Moins de 60 ans (n=197) | 60 à 69 ans (n=176) | Plus de 70 ans (n=47) | |
Sans complémentaire santé | 31 (15,8%) | 22 (12,7%) | 7 (14,9%) |
Par ailleurs, à la question : « connaissez-vous les dispositifs seniors de votre commune ou de votre département ? » la majorité répond par la négative : 69,5% des 50-59 ans, 59,1% des 60-69 ans et 53,2 % des plus de 70 ans. Si la très grande majorité n’a pas de difficultés pour se laver ou s’habiller, ils pourraient cependant bénéficier de certaines aides financières, du portage de repas à domicile ou des services d’une aide-ménagère.
Conclusion
Les réponses sur les conditions de vie et de ressources sont cohérentes en croisant les différents items aux niveaux socio-économiques. Si la moitié des PVVIH ont des ressources supérieures à 1 500 € et sont propriétaires dans l’enquête, près de la moitié des moins de 60 ans ne bénéficient que de minima sociaux.
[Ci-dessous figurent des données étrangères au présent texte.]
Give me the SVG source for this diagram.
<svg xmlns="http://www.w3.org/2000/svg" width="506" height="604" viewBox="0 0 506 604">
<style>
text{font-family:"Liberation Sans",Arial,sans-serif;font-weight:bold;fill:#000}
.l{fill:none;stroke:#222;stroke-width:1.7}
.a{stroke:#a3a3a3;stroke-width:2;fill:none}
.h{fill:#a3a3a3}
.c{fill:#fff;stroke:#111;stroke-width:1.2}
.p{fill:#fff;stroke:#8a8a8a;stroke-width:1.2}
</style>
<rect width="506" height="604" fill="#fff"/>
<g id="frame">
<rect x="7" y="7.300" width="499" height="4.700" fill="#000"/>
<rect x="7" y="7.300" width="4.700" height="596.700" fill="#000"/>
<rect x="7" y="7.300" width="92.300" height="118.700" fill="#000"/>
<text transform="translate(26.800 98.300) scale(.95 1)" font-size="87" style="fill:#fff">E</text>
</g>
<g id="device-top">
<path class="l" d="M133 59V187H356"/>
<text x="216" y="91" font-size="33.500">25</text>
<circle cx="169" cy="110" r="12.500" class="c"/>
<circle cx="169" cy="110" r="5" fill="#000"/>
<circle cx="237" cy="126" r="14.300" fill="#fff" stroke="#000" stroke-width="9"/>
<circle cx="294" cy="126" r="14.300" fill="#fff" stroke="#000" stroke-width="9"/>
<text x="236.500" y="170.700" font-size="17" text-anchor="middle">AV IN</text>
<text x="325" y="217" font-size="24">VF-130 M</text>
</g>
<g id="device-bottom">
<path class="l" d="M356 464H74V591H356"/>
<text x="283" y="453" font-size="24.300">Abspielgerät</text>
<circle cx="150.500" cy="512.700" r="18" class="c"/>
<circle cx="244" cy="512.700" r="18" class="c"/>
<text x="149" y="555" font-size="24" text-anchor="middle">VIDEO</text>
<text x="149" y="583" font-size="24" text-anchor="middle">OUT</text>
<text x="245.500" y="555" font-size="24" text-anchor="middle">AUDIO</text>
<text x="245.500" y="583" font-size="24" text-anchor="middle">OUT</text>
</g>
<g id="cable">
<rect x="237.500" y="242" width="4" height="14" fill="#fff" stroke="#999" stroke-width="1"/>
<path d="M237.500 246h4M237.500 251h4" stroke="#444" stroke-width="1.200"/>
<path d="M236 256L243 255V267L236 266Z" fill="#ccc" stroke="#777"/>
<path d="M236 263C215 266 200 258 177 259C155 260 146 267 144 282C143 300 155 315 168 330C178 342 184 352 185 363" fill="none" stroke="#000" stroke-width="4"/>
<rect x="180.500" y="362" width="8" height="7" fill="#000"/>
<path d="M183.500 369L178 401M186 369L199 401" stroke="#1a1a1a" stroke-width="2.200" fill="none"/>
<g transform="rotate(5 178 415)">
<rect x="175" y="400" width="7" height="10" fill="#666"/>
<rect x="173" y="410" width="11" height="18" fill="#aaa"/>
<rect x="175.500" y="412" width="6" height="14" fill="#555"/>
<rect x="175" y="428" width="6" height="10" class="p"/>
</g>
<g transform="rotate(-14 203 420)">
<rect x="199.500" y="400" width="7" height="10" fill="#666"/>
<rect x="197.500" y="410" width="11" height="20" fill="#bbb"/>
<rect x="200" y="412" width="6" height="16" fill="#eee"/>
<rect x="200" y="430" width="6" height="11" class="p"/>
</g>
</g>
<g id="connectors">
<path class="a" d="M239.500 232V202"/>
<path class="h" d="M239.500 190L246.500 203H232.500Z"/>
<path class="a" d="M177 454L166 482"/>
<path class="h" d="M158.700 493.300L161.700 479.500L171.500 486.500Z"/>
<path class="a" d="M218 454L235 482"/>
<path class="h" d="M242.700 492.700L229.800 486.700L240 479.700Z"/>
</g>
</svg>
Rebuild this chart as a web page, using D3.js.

Une paupérisation des PVVIH avec l’avancée en âge est inévitable, c’est pourquoi un repérage des fragilités socioéconomiques devient une urgence, notamment avec une évaluation des futures ressources et une « mise à l’abri » dans le parc social pour les locataires du privé. En particulier, une orientation vers un service social doit être faite pour celles et ceux qui n’ont pas de complémentaire santé ou de minima social.